Harawira knows this – it’s what fuels his anger and frustration. He also knows that every day the Maori Party remains in cahoots with the National Party its support among working-class Maori – whose numbers propelled the Maori Party into Parliament – is steadily eroding away.

But, Harawira is no friend of the Labour Party. He remembers too well the devastation Rogernomics wreaked upon his people, and how readily Helen Clark embraced the spirit of Orewa in 2004. He will not go that way.

But there’s another way he could go – and McCarten, Jackson and Tamihere know it. That’s why McCarten wrote his HoS column the way he did. Screaming out between the lines of his text was a blunt warning to Turia and Sharples – not to mention Goff and Curran:

"If you don’t want the young, angry, Maori and Pasifika working-class, there’s at least one man in Parliament who will take it off your hands. Expel him at your peril."

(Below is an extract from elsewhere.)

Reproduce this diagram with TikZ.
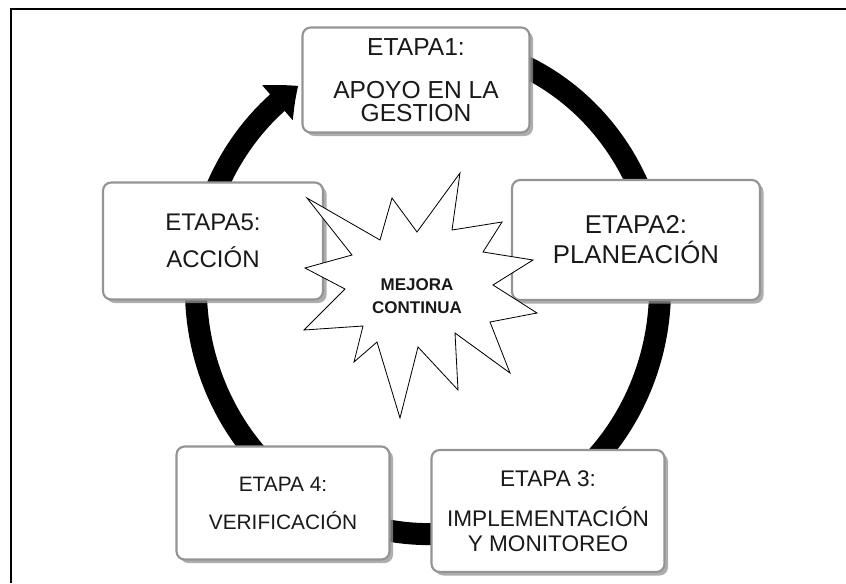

To which Harawira could reasonably add, in the immortal words of that white mother****er, Clint Eastwood:

"Go ahead, make my day." 

4 comments:

aj said...

'Last cab off the rank'

Very insightful.

Shona said...

Finally a commentator who sees this debacle for what it is. As a pakeha who lived in Ngapuhi country for 2 decades I wondered how long it would take for them to realize how the Maori Party really regards them. I am enjoying this.

Anonymous said...

The trouble is that Hone Hawawira's published words have made him unfit to be in the house, where after all one must be the LOYAL opposition.

Nick said...

Its been obvious to me for a long time that the settlement of Treaty Claims whilst absolutely necessary raises the thorny issue of to whom. It has long been my contention that creation of a Maori aristocracy / plutocracy would be the likely outcome should the settlement of claims not have any mechanism attached to distribute to rank and file. Urban people of Maori descent with no tribal links, and hapu were always going to miss out to iwi. Turiana should look out, Harawira will become the spirit of her age.